Norman writes: ' The halt is commemorated by a snapshot that Barry Chang , Williams's Chinese brother-in-law, took at the Arnhem Memorial to the dead of World War Two. Paul McCartney, in turned-up lumberjack collar, sits with Pete Best and George Harrison in front of a marble plinth inscribed with the epitaph 'Their Names Liveth For Ever More. John is missing from the group; he refused to get out of the van'. (Page 78 of 1993 Penguin edition).
Has anyone ever seen this photograph of these early battlefield tourists? It is not reproduced in the edition of Norman's book which I have. The 'marble plinth' is clearly a Stone of Remembrance and presumably the group are actually at Arnhem-Oosterbeek Cemetery. Given the location of Arnhem-Oosterbeek it is unlikely that they just drove past it so this would indicate that they made a deliberate diversion to see the cemetery. Did one of the party have a personal connection with the battle or someone buried at the cemetery?

A Flat said...

In Philip Norman's 2008 HarperCollins biography, "John Lennon: The Life," he explains on page 195 that their visit to this site was a detour that the Beatles' manager Allan Williams wanted to take.

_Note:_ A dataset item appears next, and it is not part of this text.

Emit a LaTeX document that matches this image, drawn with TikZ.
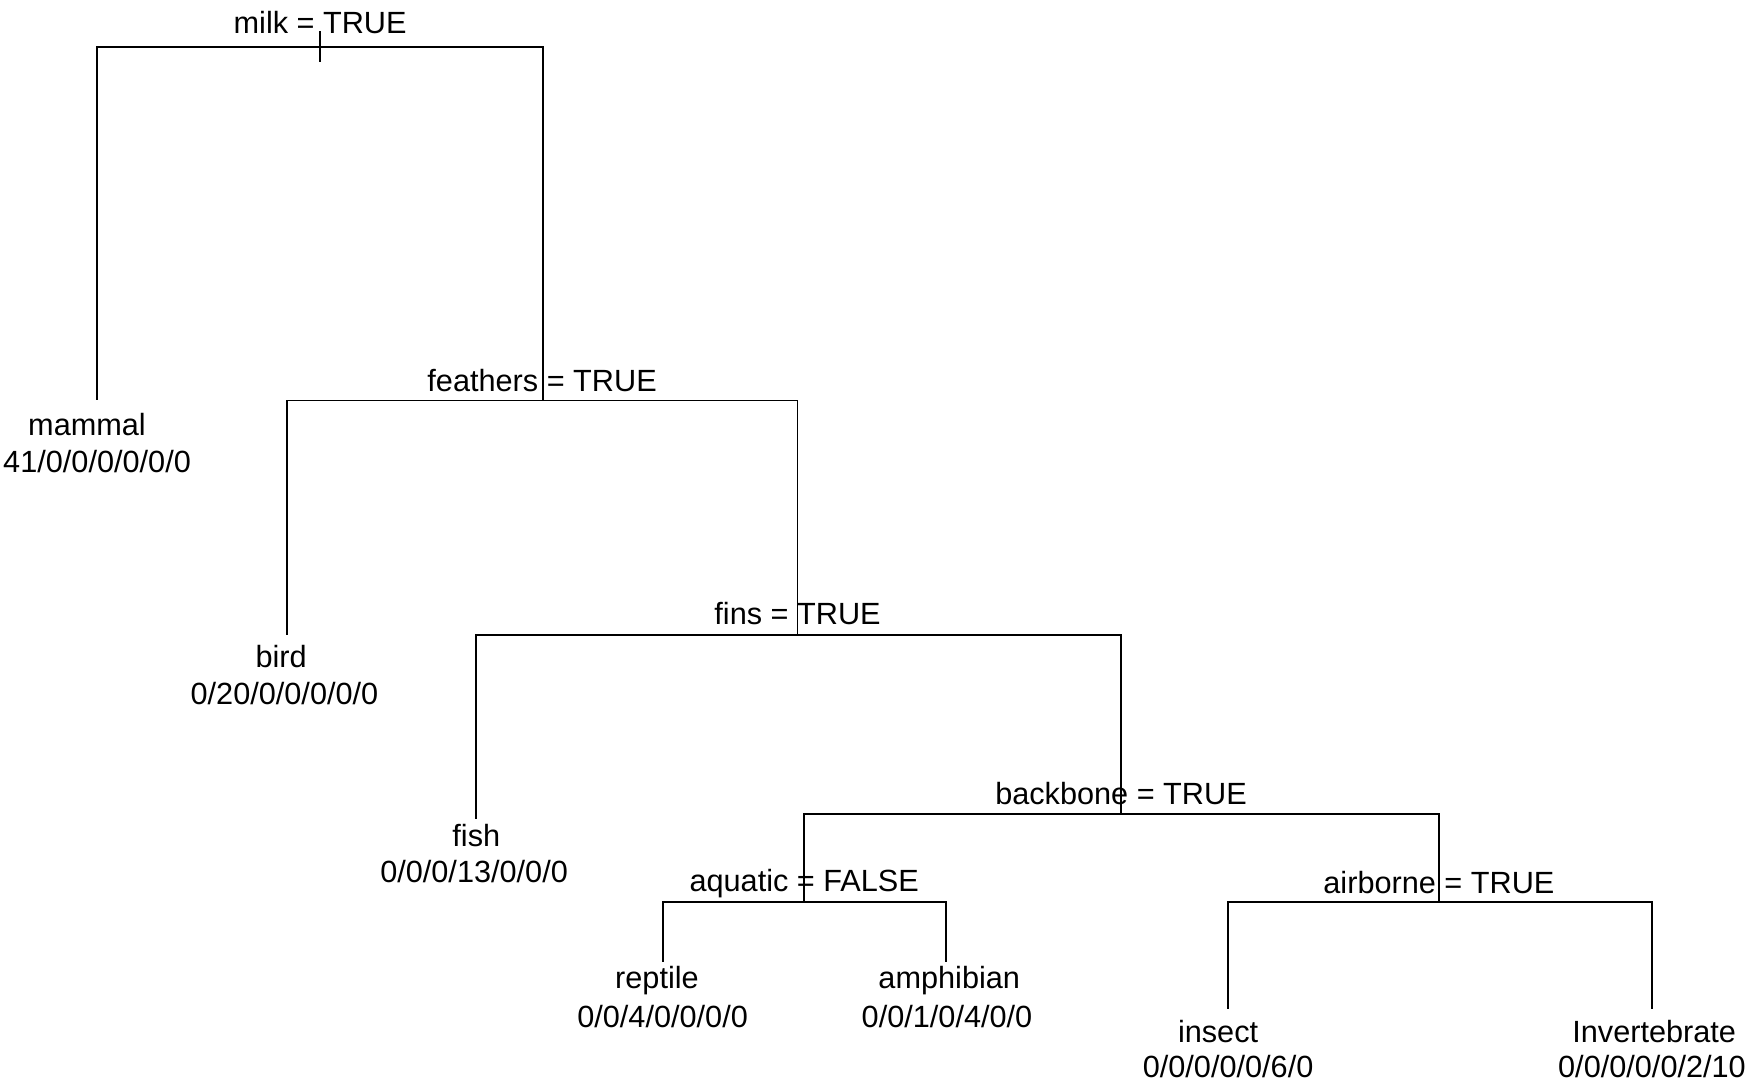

I have seen this photograph. Allan Williams, says Norman in this book, "insisted on making a patriotic detour to Arenheim (Holland), scene of the Allies' disastrous Operation Market Garden airborne landings in 1944." In the photo are Paul, George, Pete, Stu, Williams, Williams' wife Beryl, and Williams' business partner, Lord Woodbine. Norman says in this book that John was awake, but refused to leave the van.